Greatest challenge: Overcoming the jitters in my online Roni Deutch Tax Center experience, This website documented my whole franchise experience from the decision to buy one, to real estate selection, to putting the store together and more. I am a little on the shy side to begin with so this was great for me to practice speaking skills. It was interesting to share my triumphs and frustrations in a public way, hopefully to help other franchisees get an idea of what to expect.

Personality: Meticulous, agreeable, conscientious, methodical, serious.

How do you hire and fire? I am still learning. Now that I know what I need to look for in ideal tax preparers and receptionists, I will hire when someone fits this mold. If you mean how do I get the word out, it is through word of mouth, local newspapers, and craigslist. I haven't had to fire anyone. We are seasonal, so everyone knows that after April 15 it is probably over. However, we still have a lot of tax returns throughout the year so exceptional employees are invited to stay on with us.

Find good people?

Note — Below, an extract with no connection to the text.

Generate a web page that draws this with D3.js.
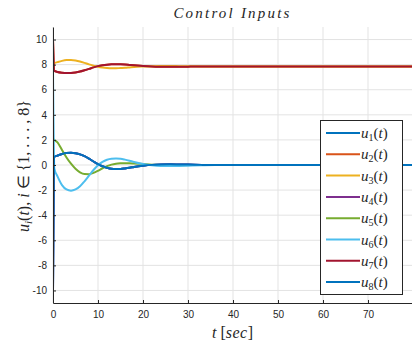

Recommendations/referrals, working in other jobs, and a process of elimination.

Train them? Roni Deutch has devised a system where our new employees can learn the software at home. There are sample tax returns of all difficulties and continual webinars throughout the year to sharpen skills and broaden tax law knowledge.

Retain them: Respect and reward those who are honest and work hard for you, that is, show appreciation for a job well done and the good ones will want to stay.

"Growth meter"—How do YOU measure your growth? Franchise development and franchise sales. Roni Deutch is a great friend and I admire everything she has done professionally. I want her passion to help people with tax-related issues grow to every state and internationally.

Annual revenue: First store, $100,000

2008 goals: Open a second store and get more stores open in Las Vegas. What an awesome city full of business opportunity.